Ну и самое главное — мы стараемся воздействовать на систему. Для нас изначально задачей было не проведение исследования, а изменение системы оценки работы милиции. Я настроен оптимистично. Всё, что сейчас происходит, — критика исследований, неприятие со стороны органов внутренних дел, неприятие со стороны некоторой части общества — это всё то же, что происходило в Англии в 80-х годах прошлого века и в Америке в 70-х. Англичане потратили на само исследование гораздо меньше сил и денег, чем на его промоушен и попытки объяснить людям, что вот он, новый метод. Мы проходим через этот этап, но, как обычно, спустя много лет.

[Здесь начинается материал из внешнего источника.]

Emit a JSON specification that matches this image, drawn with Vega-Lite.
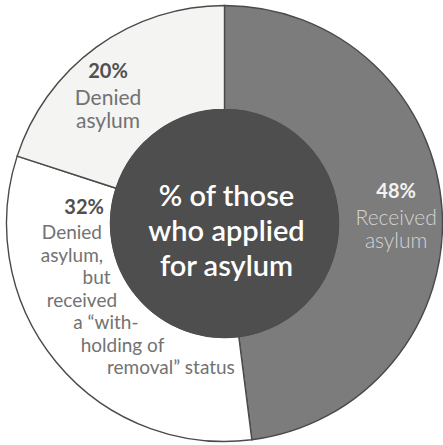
{
  "$schema": "https://vega.github.io/schema/vega-lite/v6.json",
  "width": 435,
  "height": 437,
  "autosize": {"type": "none"},
  "padding": {"left": 7, "top": 5, "right": 1, "bottom": 3},
  "background": "#ffffff",
  "config": {"view": {"stroke": null}, "font": "Lato"},
  "data": {"values": [
    {"status": "Received asylum", "value": 48, "order": 1, "pct": "48%"},
    {"status": "Denied asylum, but received a withholding of removal status", "value": 32, "order": 2, "pct": "32%"},
    {"status": "Denied asylum", "value": 20, "order": 3, "pct": "20%"}
  ]},
  "layer": [
    {
      "mark": {"type": "arc", "radius": 218, "innerRadius": 114, "stroke": "#4a4a4a", "strokeWidth": 1.4},
      "encoding": {
        "theta": {"field": "value", "type": "quantitative", "stack": true},
        "order": {"field": "order", "type": "quantitative"},
        "color": {"field": "status", "type": "nominal", "legend": null,
          "scale": {"domain": ["Received asylum", "Denied asylum, but received a withholding of removal status", "Denied asylum"], "range": ["#7c7c7c", "#ffffff", "#f4f4f2"]}}
      }
    },
    {
      "data": {"values": [{"part": "center"}]},
      "mark": {"type": "arc", "radius": 114.5, "theta": 0, "theta2": 6.2832, "fill": "#4e4e4e"}
    },
    {
      "data": {"values": [{"part": "center"}]},
      "mark": {"type": "text", "text": ["% of those", "who applied", "for asylum"], "fontSize": 29, "fontWeight": 600, "fill": "#ffffff", "align": "center", "baseline": "alphabetic", "lineHeight": 35, "dx": 2, "dy": -18}
    },
    {
      "mark": {"type": "text", "radius": 172, "fontSize": 20, "fontWeight": "bold", "fill": "#f2f2f2", "align": "center", "baseline": "alphabetic", "dy": -15},
      "encoding": {
        "theta": {"field": "value", "type": "quantitative", "stack": true},
        "order": {"field": "order", "type": "quantitative"},
        "text": {"condition": {"test": "datum.order === 1", "field": "pct"}, "value": ""}
      }
    },
    {
      "mark": {"type": "text", "radius": 172, "fontSize": 21, "fontWeight": 300, "fill": "#d4d4d4", "align": "center", "baseline": "alphabetic", "lineBreak": "\n", "lineHeight": 23, "dy": 12},
      "encoding": {
        "theta": {"field": "value", "type": "quantitative", "stack": true},
        "order": {"field": "order", "type": "quantitative"},
        "text": {"condition": {"test": "datum.order === 1", "value": "Received\nasylum"}, "value": ""}
      }
    },
    {
      "mark": {"type": "text", "radius": 175, "fontSize": 20, "fontWeight": "bold", "fill": "#505050", "align": "center", "baseline": "alphabetic", "dx": -13.6, "dy": -4},
      "encoding": {
        "theta": {"field": "value", "type": "quantitative", "stack": true},
        "order": {"field": "order", "type": "quantitative"},
        "text": {"condition": {"test": "datum.order === 3", "field": "pct"}, "value": ""}
      }
    },
    {
      "mark": {"type": "text", "radius": 175, "fontSize": 21, "fill": "#727272", "align": "center", "baseline": "alphabetic", "lineBreak": "\n", "lineHeight": 23, "dx": -13.6, "dy": 23},
      "encoding": {
        "theta": {"field": "value", "type": "quantitative", "stack": true},
        "order": {"field": "order", "type": "quantitative"},
        "text": {"condition": {"test": "datum.order === 3", "value": "Denied\nasylum"}, "value": ""}
      }
    },
    {
      "mark": {"type": "text", "radius": 150, "fontSize": 20, "fontWeight": "bold", "fill": "#505050", "align": "right", "baseline": "alphabetic", "dx": -5, "dy": -105},
      "encoding": {
        "theta": {"field": "value", "type": "quantitative", "stack": true},
        "order": {"field": "order", "type": "quantitative"},
        "text": {"condition": {"test": "datum.order === 2", "field": "pct"}, "value": ""}
      }
    },
    {
      "mark": {"type": "text", "radius": 150, "fontSize": 19, "fill": "#727272", "align": "center", "baseline": "alphabetic", "lineBreak": "\n", "lineHeight": 22.5, "dx": -37, "dy": -80},
      "encoding": {
        "theta": {"field": "value", "type": "quantitative", "stack": true},
        "order": {"field": "order", "type": "quantitative"},
        "text": {"condition": {"test": "datum.order === 2", "value": "Denied\nasylum,"}, "value": ""}
      }
    },
    {
      "mark": {"type": "text", "radius": 150, "fontSize": 19, "fill": "#727272", "align": "center", "baseline": "alphabetic", "dx": -12.4, "dy": -35},
      "encoding": {
        "theta": {"field": "value", "type": "quantitative", "stack": true},
        "order": {"field": "order", "type": "quantitative"},
        "text": {"condition": {"test": "datum.order === 2", "value": "but"}, "value": ""}
      }
    },
    {
      "mark": {"type": "text", "radius": 150, "fontSize": 19, "fill": "#727272", "align": "center", "baseline": "alphabetic", "dx": -27, "dy": -12.5},
      "encoding": {
        "theta": {"field": "value", "type": "quantitative", "stack": true},
        "order": {"field": "order", "type": "quantitative"},
        "text": {"condition": {"test": "datum.order === 2", "value": "received"}, "value": ""}
      }
    },
    {
      "mark": {"type": "text", "radius": 150, "fontSize": 19, "fill": "#727272", "align": "center", "baseline": "alphabetic", "dx": -3, "dy": 10},
      "encoding": {
        "theta": {"field": "value", "type": "quantitative", "stack": true},
        "order": {"field": "order", "type": "quantitative"},
        "text": {"condition": {"test": "datum.order === 2", "value": "a “with-"}, "value": ""}
      }
    },
    {
      "mark": {"type": "text", "radius": 150, "fontSize": 19, "fill": "#727272", "align": "center", "baseline": "alphabetic", "dx": 13.6, "dy": 32.5},
      "encoding": {
        "theta": {"field": "value", "type": "quantitative", "stack": true},
        "order": {"field": "order", "type": "quantitative"},
        "text": {"condition": {"test": "datum.order === 2", "value": "holding of"}, "value": ""}
      }
    },
    {
      "mark": {"type": "text", "radius": 150, "fontSize": 19, "fill": "#727272", "align": "center", "baseline": "alphabetic", "dx": 62, "dy": 55},
      "encoding": {
        "theta": {"field": "value", "type": "quantitative", "stack": true},
        "order": {"field": "order", "type": "quantitative"},
        "text": {"condition": {"test": "datum.order === 2", "value": "removal” status"}, "value": ""}
      }
    }
  ]
}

Исследование «Оценка деятельности милиции при помощи общественного мнения» было проведено Харьковским институтом социальных исследований в 2012 году. Объём выборочной совокупности составил 15 тысяч респондентов в возрасте от 16 лет. Опрос был проведён в 24 областях Украины и АР Крым (для каждой области объём выборки составляет 600 респондентов) по маршрутной выборке по месту жительства респондентов методом личного интервью. В построении выборки реализован трёхступенчатый отбор с квотным отбором по полу и возрасту на последней ступени. Максимальная статистическая погрешность выборки не превышает 0,8% (с вероятностью 95%) для общенациональных данных без учёта дизайн-эффекта.